The sled in the shed
The timing is a bit fuzzy at this point, but it was one of those pre-Christmas December days a few years back when you feel the approaching holiday as though Santa's very sack were upon your back. It was cold, overcast, a forecast of snow on the airwaves, the bustle of the holiday.
My wife had been to Learning Express a day prior and saw the store putting out those pretty saucer sleds. The clerks there were even hand-lettering kids' names on them. I was dispatched to come home with said sled.

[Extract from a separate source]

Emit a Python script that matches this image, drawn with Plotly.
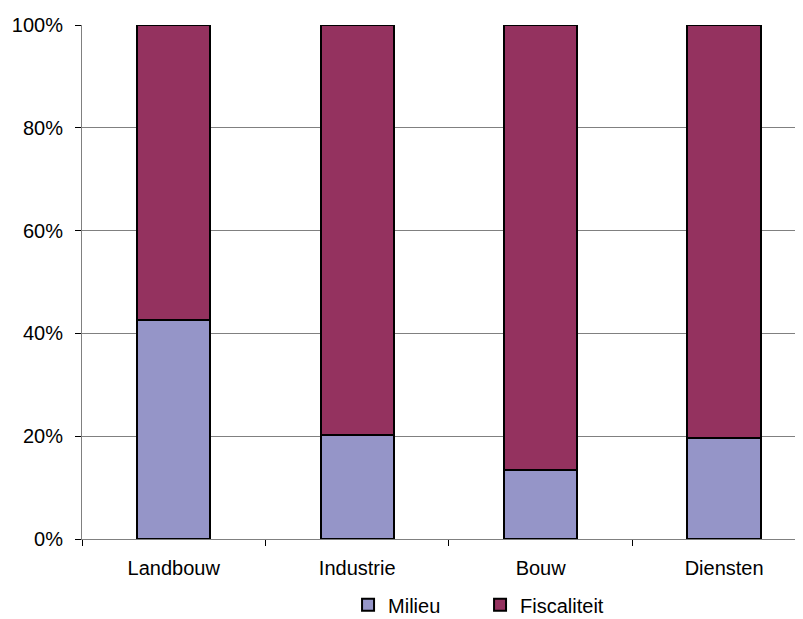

I was a bit dubious about the name-lettering part; our daughter's name has nine letters, and the dang thing wasn't but maybe two feet wide. But the clerk lettered a nice yellow one -- twice actually, having misspelled the first one. So I brought it home and waited for the snow to blow.
And waited.
And waited.
You get the point; if you have kids at home, their sleds too probably have accumulated more crust and corrosion from leaning up against fertilizer bags than street salts. At first, everytime the forecast called for snow, out I would traipse to the shed to recall the sled and snow shovel. I settled them on the front porch, well covered from the weather but handy for immediate use.
Inevitably, the precipitation failed to solidify or even materialize.
This past weekend, both sled and shovel remained quartered in the shed, perhaps daring the cursed clouds to catch them asnooze. Alas, the sled's slumber went undisturbed.
So here we sit again on the precipice of precipitous ice. But I will not go home, clomp to the shed, shove aside the chain saw and tarp and paint buckets and saw horses to pull out that sled. No, the sled in the shed is firmly abed.
Until later this summer. I think we'll take it to the lake and tow it behind a boat.